■ **PROBLEM DETAILS**
Copy all the data exactly, except the pictures.

■ **MATERIAL PROVIDED**
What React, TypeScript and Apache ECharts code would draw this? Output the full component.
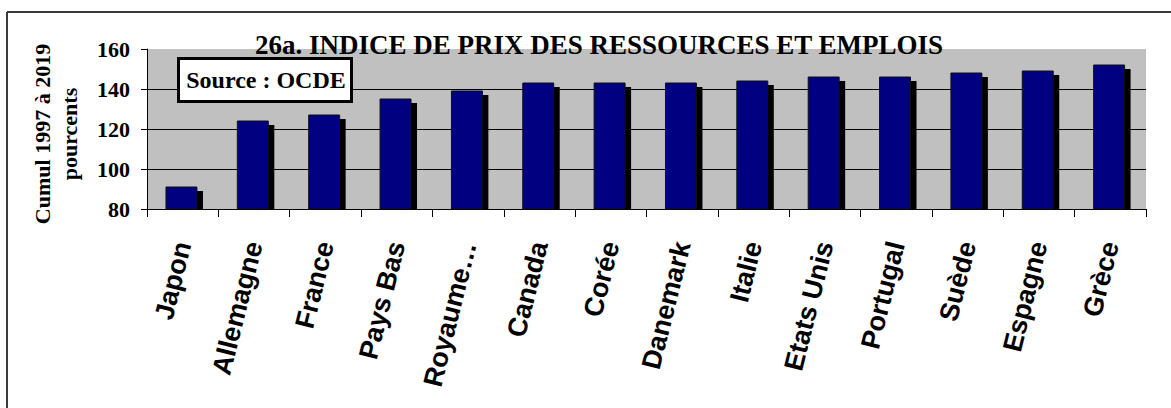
import React, { useEffect, useRef } from "react";
import * as echarts from "echarts";

const categories = [
  "Japon",
  "Allemagne",
  "France",
  "Pays Bas",
  "Royaume…",
  "Canada",
  "Corée",
  "Danemark",
  "Italie",
  "Etats Unis",
  "Portugal",
  "Suède",
  "Espagne",
  "Grèce",
];
const values = [91, 124, 127, 135, 139, 143, 143, 143, 144, 146, 146, 148, 149, 152];
const yMin = 80;
const yMax = 160;
const yStep = 20;
const titleText = "26a. INDICE DE PRIX DES RESSOURCES ET EMPLOIS";
const sourceText = "Source : OCDE";
const yAxisTitle = "Cumul 1997 à 2019\npourcents";

const SERIF = '"Liberation Serif", "Times New Roman", serif';
const SANS = '"Liberation Sans", Arial, sans-serif';

export default function App() {
  const ref = useRef<HTMLDivElement>(null);
  useEffect(() => {
    if (!ref.current) return;
    const chart = echarts.init(ref.current, undefined, { renderer: "svg" });
    chart.setOption({
      animation: false,
      backgroundColor: "#ffffff",
      grid: {
        left: 147,
        right: 25,
        top: 49,
        bottom: 199,
        show: true,
        backgroundColor: "#C0C0C0",
        borderWidth: 0,
      },
      xAxis: {
        type: "category",
        data: categories,
        boundaryGap: true,
        axisLine: { show: true, lineStyle: { color: "#000", width: 1 } },
        axisTick: { show: true, interval: 0, length: 8, lineStyle: { color: "#000" } },
        axisLabel: {
          interval: 0,
          rotate: 76,
          margin: 33,
          padding: [0, 0, 14, 0],
          color: "#000",
          fontFamily: SANS,
          fontWeight: "bold",
          fontSize: 27,
        },
        splitLine: { show: false },
      },
      yAxis: {
        type: "value",
        min: yMin,
        max: yMax,
        interval: yStep,
        axisLine: { show: true, lineStyle: { color: "#000", width: 1 } },
        axisTick: { show: true, length: 6, lineStyle: { color: "#000" } },
        axisLabel: {
          margin: 17,
          color: "#000",
          fontFamily: SERIF,
          fontWeight: "bold",
          fontSize: 22,
        },
        splitLine: {
          show: true,
          showMinLine: false,
          showMaxLine: false,
          lineStyle: { color: "#000", width: 1 },
        },
      },
      series: [
        {
          type: "custom",
          data: values.map((v, i) => [i, v]),
          encode: { x: 0, y: 1 },
          renderItem: (params: any, api: any) => {
            const idx = api.value(0);
            const v = api.value(1);
            const top = api.coord([idx, v]);
            const base = api.coord([idx, yMin]);
            const band = api.size([1, 0])[0];
            const w = band * 0.434;
            const left = top[0] - band * 0.234;
            return {
              type: "group",
              children: [
                {
                  type: "rect",
                  shape: { x: left + 6, y: top[1] + 4, width: w, height: base[1] - top[1] - 4 },
                  style: { fill: "#000" },
                },
                {
                  type: "rect",
                  shape: { x: left, y: top[1], width: w, height: base[1] - top[1] },
                  style: { fill: "#000080", stroke: "#111", lineWidth: 1 },
                },
              ],
            };
          },
        },
      ],
      graphic: [
        {
          type: "line",
          z: 100,
          shape: { x1: 7, y1: 12, x2: 1171, y2: 12 },
          style: { stroke: "#3a3a3a", lineWidth: 2 },
        },
        {
          type: "line",
          z: 100,
          shape: { x1: 7, y1: 12, x2: 7, y2: 408 },
          style: { stroke: "#3a3a3a", lineWidth: 2 },
        },
        {
          type: "text",
          z: 100,
          x: 599,
          y: 45,
          style: {
            text: titleText,
            fill: "#000",
            font: `bold 27px ${SERIF}`,
            align: "center",
            verticalAlign: "middle",
          },
        },
        {
          type: "rect",
          z: 100,
          shape: { x: 178.5, y: 58.5, width: 173, height: 43 },
          style: { fill: "#fff", stroke: "#000", lineWidth: 3 },
        },
        {
          type: "text",
          z: 101,
          x: 266,
          y: 80,
          style: {
            text: sourceText,
            fill: "#000",
            font: `bold 24px ${SERIF}`,
            align: "center",
            verticalAlign: "middle",
          },
        },
        {
          type: "text",
          z: 100,
          x: 56,
          y: 134,
          rotation: Math.PI / 2,
          style: {
            text: yAxisTitle,
            fill: "#000",
            font: `bold 22px ${SERIF}`,
            lineHeight: 27,
            align: "center",
            verticalAlign: "middle",
          },
        },
      ],
    });
    return () => chart.dispose();
  }, []);
  return (
    <div
      ref={ref}
      style={{ position: "fixed", left: 0, top: 0, width: 1171, height: 408, background: "#fff" }}
    />
  );
}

■ **EXERCISE OUTPUT**
What React, TypeScript and Apache ECharts code would draw this? Output the full component.
import React, { useEffect, useRef } from "react";
import * as echarts from "echarts";

const categories = [
  "Japon",
  "Allemagne",
  "France",
  "Pays Bas",
  "Royaume…",
  "Canada",
  "Corée",
  "Danemark",
  "Italie",
  "Etats Unis",
  "Portugal",
  "Suède",
  "Espagne",
  "Grèce",
];
const values = [91, 124, 127, 135, 139, 143, 143, 143, 144, 146, 146, 148, 149, 152];
const yMin = 80;
const yMax = 160;
const yStep = 20;
const titleText = "26a. INDICE DE PRIX DES RESSOURCES ET EMPLOIS";
const sourceText = "Source : OCDE";
const yAxisTitle = "Cumul 1997 à 2019\npourcents";

const SERIF = '"Liberation Serif", "Times New Roman", serif';
const SANS = '"Liberation Sans", Arial, sans-serif';

export default function App() {
  const ref = useRef<HTMLDivElement>(null);
  useEffect(() => {
    if (!ref.current) return;
    const chart = echarts.init(ref.current, undefined, { renderer: "svg" });
    chart.setOption({
      animation: false,
      backgroundColor: "#ffffff",
      grid: {
        left: 147,
        right: 25,
        top: 49,
        bottom: 199,
        show: true,
        backgroundColor: "#C0C0C0",
        borderWidth: 0,
      },
      xAxis: {
        type: "category",
        data: categories,
        boundaryGap: true,
        axisLine: { show: true, lineStyle: { color: "#000", width: 1 } },
        axisTick: { show: true, interval: 0, length: 8, lineStyle: { color: "#000" } },
        axisLabel: {
          interval: 0,
          rotate: 76,
          margin: 33,
          padding: [0, 0, 14, 0],
          color: "#000",
          fontFamily: SANS,
          fontWeight: "bold",
          fontSize: 27,
        },
        splitLine: { show: false },
      },
      yAxis: {
        type: "value",
        min: yMin,
        max: yMax,
        interval: yStep,
        axisLine: { show: true, lineStyle: { color: "#000", width: 1 } },
        axisTick: { show: true, length: 6, lineStyle: { color: "#000" } },
        axisLabel: {
          margin: 17,
          color: "#000",
          fontFamily: SERIF,
          fontWeight: "bold",
          fontSize: 22,
        },
        splitLine: {
          show: true,
          showMinLine: false,
          showMaxLine: false,
          lineStyle: { color: "#000", width: 1 },
        },
      },
      series: [
        {
          type: "custom",
          data: values.map((v, i) => [i, v]),
          encode: { x: 0, y: 1 },
          renderItem: (params: any, api: any) => {
            const idx = api.value(0);
            const v = api.value(1);
            const top = api.coord([idx, v]);
            const base = api.coord([idx, yMin]);
            const band = api.size([1, 0])[0];
            const w = band * 0.434;
            const left = top[0] - band * 0.234;
            return {
              type: "group",
              children: [
                {
                  type: "rect",
                  shape: { x: left + 6, y: top[1] + 4, width: w, height: base[1] - top[1] - 4 },
                  style: { fill: "#000" },
                },
                {
                  type: "rect",
                  shape: { x: left, y: top[1], width: w, height: base[1] - top[1] },
                  style: { fill: "#000080", stroke: "#111", lineWidth: 1 },
                },
              ],
            };
          },
        },
      ],
      graphic: [
        {
          type: "line",
          z: 100,
          shape: { x1: 7, y1: 12, x2: 1171, y2: 12 },
          style: { stroke: "#3a3a3a", lineWidth: 2 },
        },
        {
          type: "line",
          z: 100,
          shape: { x1: 7, y1: 12, x2: 7, y2: 408 },
          style: { stroke: "#3a3a3a", lineWidth: 2 },
        },
        {
          type: "text",
          z: 100,
          x: 599,
          y: 45,
          style: {
            text: titleText,
            fill: "#000",
            font: `bold 27px ${SERIF}`,
            align: "center",
            verticalAlign: "middle",
          },
        },
        {
          type: "rect",
          z: 100,
          shape: { x: 178.5, y: 58.5, width: 173, height: 43 },
          style: { fill: "#fff", stroke: "#000", lineWidth: 3 },
        },
        {
          type: "text",
          z: 101,
          x: 266,
          y: 80,
          style: {
            text: sourceText,
            fill: "#000",
            font: `bold 24px ${SERIF}`,
            align: "center",
            verticalAlign: "middle",
          },
        },
        {
          type: "text",
          z: 100,
          x: 56,
          y: 134,
          rotation: Math.PI / 2,
          style: {
            text: yAxisTitle,
            fill: "#000",
            font: `bold 22px ${SERIF}`,
            lineHeight: 27,
            align: "center",
            verticalAlign: "middle",
          },
        },
      ],
    });
    return () => chart.dispose();
  }, []);
  return (
    <div
      ref={ref}
      style={{ position: "fixed", left: 0, top: 0, width: 1171, height: 408, background: "#fff" }}
    />
  );
}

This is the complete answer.